## PROBLEM DETAILS
Exactly retype the lines from the top of the data through the line containing "var rightLabels = [0,20,40,60,80,100];", leaving out every picture.

## SOURCE EXCERPT
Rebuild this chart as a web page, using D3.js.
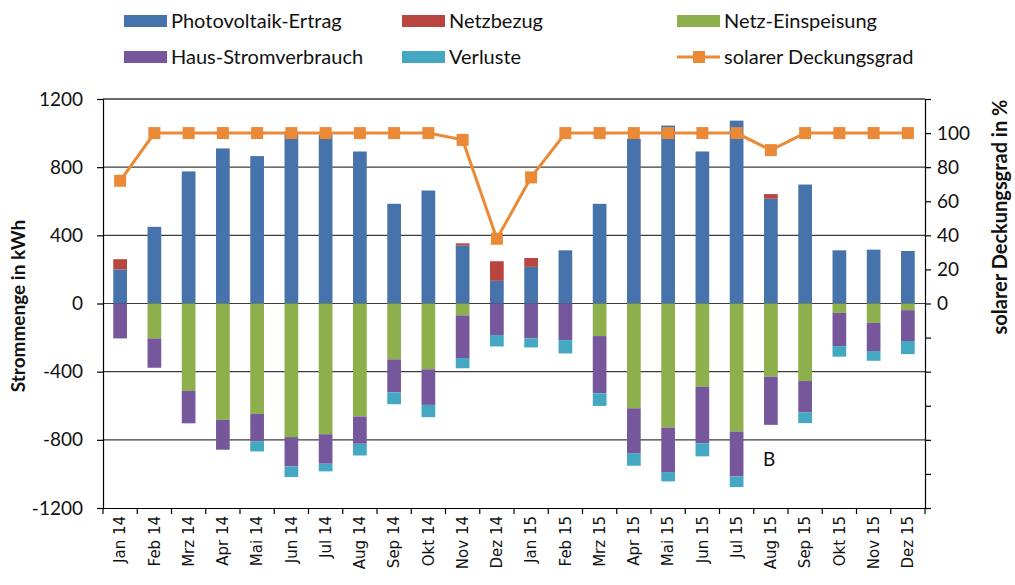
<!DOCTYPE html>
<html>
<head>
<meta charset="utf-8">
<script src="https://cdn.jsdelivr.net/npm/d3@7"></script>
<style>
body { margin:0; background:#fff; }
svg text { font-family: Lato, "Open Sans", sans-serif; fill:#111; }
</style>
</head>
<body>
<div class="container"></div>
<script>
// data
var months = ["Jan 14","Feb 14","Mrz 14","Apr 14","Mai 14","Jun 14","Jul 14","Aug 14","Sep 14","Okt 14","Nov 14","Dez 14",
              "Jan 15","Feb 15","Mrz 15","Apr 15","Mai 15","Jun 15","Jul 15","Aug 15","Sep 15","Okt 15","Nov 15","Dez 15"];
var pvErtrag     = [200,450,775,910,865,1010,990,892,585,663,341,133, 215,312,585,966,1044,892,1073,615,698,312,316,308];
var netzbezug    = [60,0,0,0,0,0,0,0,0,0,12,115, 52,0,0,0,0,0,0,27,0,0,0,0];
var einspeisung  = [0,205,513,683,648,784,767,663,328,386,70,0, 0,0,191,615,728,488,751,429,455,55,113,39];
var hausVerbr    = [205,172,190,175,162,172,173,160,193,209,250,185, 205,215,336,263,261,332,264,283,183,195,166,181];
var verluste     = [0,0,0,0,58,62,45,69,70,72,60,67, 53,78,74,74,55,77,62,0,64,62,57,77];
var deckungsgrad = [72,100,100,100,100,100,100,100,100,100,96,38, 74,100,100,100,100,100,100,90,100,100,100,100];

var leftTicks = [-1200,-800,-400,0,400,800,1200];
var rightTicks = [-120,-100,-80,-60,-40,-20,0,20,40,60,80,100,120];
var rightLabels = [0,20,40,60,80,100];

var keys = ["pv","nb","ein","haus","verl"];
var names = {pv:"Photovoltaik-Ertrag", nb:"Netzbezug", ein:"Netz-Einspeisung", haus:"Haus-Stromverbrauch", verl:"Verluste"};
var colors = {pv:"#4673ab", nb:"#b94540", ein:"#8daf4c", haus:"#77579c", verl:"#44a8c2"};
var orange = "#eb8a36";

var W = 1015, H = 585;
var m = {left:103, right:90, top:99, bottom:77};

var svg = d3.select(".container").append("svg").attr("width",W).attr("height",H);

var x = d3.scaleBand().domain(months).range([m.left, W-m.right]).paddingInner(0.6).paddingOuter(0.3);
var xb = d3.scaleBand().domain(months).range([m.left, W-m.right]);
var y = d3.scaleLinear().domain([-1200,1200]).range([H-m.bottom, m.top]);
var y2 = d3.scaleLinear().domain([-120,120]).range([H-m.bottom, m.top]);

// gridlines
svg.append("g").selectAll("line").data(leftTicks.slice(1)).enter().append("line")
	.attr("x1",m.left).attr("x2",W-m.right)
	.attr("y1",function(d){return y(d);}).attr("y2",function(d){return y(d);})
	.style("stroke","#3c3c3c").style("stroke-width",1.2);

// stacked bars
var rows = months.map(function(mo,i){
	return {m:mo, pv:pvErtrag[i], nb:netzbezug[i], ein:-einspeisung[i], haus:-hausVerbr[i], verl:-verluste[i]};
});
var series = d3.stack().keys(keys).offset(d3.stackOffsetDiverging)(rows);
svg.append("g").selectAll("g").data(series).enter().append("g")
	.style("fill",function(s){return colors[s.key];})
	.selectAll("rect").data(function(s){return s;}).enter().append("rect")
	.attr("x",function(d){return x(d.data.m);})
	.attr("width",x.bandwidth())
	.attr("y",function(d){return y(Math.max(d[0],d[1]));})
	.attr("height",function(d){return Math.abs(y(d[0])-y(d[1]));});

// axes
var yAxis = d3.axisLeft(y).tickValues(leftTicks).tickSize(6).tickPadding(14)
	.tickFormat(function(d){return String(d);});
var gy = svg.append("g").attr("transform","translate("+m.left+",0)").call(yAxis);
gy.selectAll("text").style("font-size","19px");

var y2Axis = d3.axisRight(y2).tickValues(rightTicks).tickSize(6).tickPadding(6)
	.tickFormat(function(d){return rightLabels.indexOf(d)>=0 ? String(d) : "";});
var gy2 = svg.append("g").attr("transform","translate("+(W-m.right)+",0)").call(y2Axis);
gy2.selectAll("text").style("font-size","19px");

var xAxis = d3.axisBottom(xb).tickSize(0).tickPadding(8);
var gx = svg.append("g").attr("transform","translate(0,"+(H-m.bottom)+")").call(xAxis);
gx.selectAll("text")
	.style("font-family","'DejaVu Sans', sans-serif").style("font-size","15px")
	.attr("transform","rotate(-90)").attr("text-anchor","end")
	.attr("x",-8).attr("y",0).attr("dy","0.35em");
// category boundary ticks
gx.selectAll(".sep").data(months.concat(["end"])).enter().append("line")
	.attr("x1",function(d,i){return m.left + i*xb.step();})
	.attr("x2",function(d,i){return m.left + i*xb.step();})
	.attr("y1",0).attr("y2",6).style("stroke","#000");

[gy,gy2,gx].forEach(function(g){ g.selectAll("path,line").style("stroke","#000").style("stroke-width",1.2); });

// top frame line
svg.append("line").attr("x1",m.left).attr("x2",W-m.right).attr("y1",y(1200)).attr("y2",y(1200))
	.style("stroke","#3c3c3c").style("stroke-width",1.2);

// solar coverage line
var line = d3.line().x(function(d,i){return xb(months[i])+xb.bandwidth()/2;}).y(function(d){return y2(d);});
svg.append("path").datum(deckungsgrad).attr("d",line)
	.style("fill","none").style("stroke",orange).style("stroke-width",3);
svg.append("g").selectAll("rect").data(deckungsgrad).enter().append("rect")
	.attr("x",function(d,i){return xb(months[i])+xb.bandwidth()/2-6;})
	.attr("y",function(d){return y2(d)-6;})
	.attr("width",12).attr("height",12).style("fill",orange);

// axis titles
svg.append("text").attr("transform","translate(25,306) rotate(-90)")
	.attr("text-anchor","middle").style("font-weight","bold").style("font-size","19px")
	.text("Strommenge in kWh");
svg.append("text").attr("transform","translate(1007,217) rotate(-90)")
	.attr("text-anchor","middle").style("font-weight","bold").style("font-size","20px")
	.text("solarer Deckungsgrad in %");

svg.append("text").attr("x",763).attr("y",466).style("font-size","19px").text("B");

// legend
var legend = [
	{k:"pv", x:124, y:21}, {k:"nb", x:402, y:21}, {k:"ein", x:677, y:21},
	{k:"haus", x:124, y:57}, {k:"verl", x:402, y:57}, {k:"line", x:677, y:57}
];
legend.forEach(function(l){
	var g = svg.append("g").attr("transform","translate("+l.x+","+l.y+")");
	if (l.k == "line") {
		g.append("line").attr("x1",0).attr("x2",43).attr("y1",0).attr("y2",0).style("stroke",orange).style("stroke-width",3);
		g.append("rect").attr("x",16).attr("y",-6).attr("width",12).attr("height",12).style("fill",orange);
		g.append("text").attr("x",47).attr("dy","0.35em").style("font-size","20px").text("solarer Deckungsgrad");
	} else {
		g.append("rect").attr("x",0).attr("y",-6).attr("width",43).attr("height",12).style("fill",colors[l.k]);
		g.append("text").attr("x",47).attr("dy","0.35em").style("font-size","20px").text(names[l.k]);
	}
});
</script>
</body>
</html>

## CORRECT ANSWER
Rebuild this chart as a web page, using D3.js.
<!DOCTYPE html>
<html>
<head>
<meta charset="utf-8">
<script src="https://cdn.jsdelivr.net/npm/d3@7"></script>
<style>
body { margin:0; background:#fff; }
svg text { font-family: Lato, "Open Sans", sans-serif; fill:#111; }
</style>
</head>
<body>
<div class="container"></div>
<script>
// data
var months = ["Jan 14","Feb 14","Mrz 14","Apr 14","Mai 14","Jun 14","Jul 14","Aug 14","Sep 14","Okt 14","Nov 14","Dez 14",
              "Jan 15","Feb 15","Mrz 15","Apr 15","Mai 15","Jun 15","Jul 15","Aug 15","Sep 15","Okt 15","Nov 15","Dez 15"];
var pvErtrag     = [200,450,775,910,865,1010,990,892,585,663,341,133, 215,312,585,966,1044,892,1073,615,698,312,316,308];
var netzbezug    = [60,0,0,0,0,0,0,0,0,0,12,115, 52,0,0,0,0,0,0,27,0,0,0,0];
var einspeisung  = [0,205,513,683,648,784,767,663,328,386,70,0, 0,0,191,615,728,488,751,429,455,55,113,39];
var hausVerbr    = [205,172,190,175,162,172,173,160,193,209,250,185, 205,215,336,263,261,332,264,283,183,195,166,181];
var verluste     = [0,0,0,0,58,62,45,69,70,72,60,67, 53,78,74,74,55,77,62,0,64,62,57,77];
var deckungsgrad = [72,100,100,100,100,100,100,100,100,100,96,38, 74,100,100,100,100,100,100,90,100,100,100,100];

var leftTicks = [-1200,-800,-400,0,400,800,1200];
var rightTicks = [-120,-100,-80,-60,-40,-20,0,20,40,60,80,100,120];
var rightLabels = [0,20,40,60,80,100];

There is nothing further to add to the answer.